Given task:
Extract word for word the lines of the listing from its start to the line holding "from bokeh.resources import INLINE", both ends kept; pictures are not part of the copy.
BEGIN Information provided
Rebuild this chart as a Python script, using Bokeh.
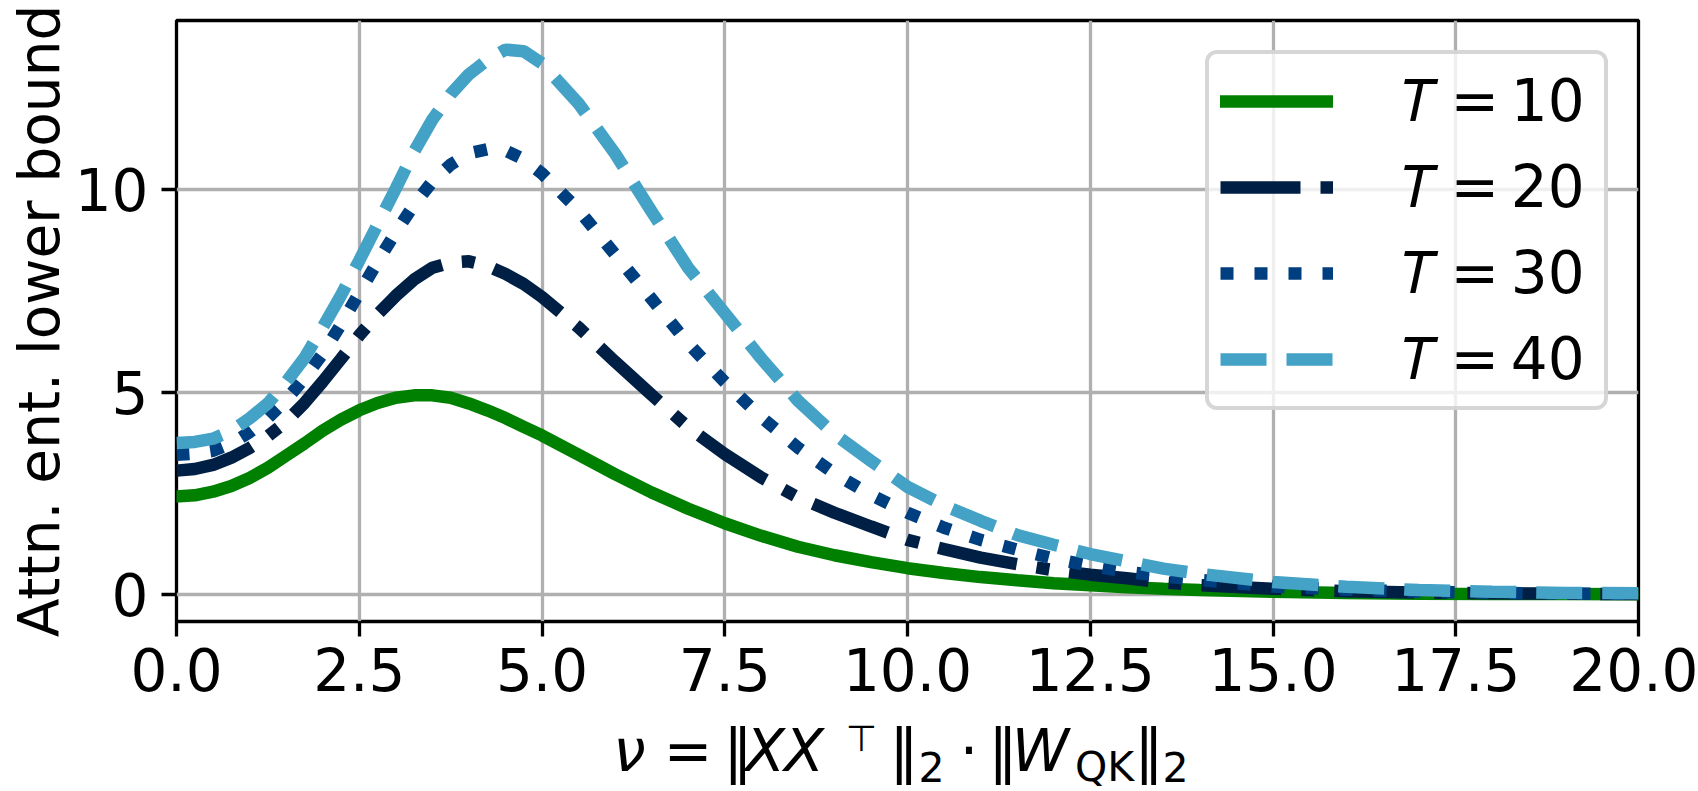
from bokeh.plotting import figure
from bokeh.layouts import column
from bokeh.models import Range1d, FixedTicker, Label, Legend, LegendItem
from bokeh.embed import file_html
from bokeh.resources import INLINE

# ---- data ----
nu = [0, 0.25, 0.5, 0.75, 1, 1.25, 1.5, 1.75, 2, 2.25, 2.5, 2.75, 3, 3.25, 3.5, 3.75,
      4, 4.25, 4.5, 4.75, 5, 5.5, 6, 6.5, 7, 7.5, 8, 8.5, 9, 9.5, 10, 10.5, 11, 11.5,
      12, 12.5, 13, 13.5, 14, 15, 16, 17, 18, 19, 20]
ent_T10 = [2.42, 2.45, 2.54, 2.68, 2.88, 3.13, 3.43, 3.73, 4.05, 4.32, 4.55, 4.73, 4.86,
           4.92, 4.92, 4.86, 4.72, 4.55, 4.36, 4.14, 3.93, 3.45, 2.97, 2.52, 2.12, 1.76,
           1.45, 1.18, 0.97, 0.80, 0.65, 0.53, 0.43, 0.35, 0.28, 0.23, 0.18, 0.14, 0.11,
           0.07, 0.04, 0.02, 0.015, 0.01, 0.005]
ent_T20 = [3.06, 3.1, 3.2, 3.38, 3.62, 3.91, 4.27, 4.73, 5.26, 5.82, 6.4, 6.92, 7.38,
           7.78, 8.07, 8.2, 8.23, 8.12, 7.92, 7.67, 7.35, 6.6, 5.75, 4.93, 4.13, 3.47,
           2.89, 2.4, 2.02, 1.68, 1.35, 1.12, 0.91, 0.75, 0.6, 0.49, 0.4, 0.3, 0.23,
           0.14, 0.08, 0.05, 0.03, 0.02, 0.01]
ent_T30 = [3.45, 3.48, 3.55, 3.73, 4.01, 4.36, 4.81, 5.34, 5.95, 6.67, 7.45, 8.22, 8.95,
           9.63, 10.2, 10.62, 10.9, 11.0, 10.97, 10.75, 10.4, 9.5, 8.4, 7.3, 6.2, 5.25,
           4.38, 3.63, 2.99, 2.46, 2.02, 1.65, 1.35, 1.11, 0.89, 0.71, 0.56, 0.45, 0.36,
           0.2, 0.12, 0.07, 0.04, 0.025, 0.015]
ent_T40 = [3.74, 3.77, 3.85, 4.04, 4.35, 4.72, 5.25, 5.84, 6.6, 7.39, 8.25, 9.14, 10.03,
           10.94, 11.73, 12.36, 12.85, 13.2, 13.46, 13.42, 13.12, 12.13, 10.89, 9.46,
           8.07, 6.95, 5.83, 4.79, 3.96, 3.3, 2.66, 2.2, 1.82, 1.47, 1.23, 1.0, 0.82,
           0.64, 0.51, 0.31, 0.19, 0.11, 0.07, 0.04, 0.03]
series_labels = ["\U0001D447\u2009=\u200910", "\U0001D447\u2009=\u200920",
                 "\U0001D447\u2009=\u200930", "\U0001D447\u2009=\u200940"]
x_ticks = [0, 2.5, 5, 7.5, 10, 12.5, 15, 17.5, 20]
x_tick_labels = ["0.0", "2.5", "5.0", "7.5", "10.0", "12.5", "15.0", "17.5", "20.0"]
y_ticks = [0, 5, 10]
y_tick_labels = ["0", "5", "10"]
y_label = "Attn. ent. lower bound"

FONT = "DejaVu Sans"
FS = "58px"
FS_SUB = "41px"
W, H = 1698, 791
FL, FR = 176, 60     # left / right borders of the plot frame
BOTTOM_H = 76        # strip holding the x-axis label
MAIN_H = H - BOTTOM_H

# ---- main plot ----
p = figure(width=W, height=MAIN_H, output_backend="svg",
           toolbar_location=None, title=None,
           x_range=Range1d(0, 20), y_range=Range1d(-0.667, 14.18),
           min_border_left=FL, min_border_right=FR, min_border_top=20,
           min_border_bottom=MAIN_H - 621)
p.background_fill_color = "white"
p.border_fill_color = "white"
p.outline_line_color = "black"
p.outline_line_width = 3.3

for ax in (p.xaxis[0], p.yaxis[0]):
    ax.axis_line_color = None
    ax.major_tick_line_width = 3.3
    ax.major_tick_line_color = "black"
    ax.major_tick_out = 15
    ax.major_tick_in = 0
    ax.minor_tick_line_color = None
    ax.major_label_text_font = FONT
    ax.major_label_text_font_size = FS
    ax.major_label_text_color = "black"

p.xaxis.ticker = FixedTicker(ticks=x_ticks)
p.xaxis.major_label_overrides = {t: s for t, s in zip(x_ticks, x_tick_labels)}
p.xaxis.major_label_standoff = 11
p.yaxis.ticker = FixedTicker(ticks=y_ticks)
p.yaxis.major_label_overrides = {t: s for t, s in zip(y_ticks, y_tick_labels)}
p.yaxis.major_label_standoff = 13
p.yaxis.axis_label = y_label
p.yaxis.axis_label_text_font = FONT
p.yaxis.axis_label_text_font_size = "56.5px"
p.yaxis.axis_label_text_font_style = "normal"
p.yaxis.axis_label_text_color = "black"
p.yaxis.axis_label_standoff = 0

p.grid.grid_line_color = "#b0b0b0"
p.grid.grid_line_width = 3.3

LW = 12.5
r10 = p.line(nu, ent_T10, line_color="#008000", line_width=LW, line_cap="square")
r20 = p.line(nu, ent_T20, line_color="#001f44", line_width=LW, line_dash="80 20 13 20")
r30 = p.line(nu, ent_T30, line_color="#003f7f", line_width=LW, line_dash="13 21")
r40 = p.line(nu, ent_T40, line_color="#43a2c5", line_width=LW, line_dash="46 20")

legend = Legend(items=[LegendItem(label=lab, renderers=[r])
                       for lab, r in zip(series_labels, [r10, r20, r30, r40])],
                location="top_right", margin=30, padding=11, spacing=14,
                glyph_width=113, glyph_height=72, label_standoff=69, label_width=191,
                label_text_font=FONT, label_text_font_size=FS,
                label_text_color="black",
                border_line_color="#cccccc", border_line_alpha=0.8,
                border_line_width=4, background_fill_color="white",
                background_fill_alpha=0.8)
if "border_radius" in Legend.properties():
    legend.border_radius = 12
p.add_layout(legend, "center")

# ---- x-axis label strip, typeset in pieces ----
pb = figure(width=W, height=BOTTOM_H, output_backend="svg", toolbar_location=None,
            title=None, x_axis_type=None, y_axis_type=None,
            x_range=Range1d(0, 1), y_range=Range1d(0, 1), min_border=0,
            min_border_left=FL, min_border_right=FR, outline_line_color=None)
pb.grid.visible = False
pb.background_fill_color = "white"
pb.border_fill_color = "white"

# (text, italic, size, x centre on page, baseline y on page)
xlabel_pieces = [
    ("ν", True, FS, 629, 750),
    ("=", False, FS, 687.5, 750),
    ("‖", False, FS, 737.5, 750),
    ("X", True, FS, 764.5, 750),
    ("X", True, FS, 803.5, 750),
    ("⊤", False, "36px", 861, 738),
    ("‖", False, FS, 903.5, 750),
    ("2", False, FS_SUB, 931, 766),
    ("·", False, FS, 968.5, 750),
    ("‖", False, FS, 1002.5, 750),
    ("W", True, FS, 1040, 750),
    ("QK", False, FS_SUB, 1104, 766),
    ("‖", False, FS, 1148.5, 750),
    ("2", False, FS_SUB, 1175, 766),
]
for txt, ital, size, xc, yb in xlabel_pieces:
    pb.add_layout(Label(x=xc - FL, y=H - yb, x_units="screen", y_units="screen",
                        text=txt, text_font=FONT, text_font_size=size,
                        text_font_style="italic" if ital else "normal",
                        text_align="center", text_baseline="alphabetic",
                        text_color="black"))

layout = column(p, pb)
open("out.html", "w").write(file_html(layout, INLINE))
END Information provided
Exercise answer:
Rebuild this chart as a Python script, using Bokeh.
from bokeh.plotting import figure
from bokeh.layouts import column
from bokeh.models import Range1d, FixedTicker, Label, Legend, LegendItem
from bokeh.embed import file_html
from bokeh.resources import INLINE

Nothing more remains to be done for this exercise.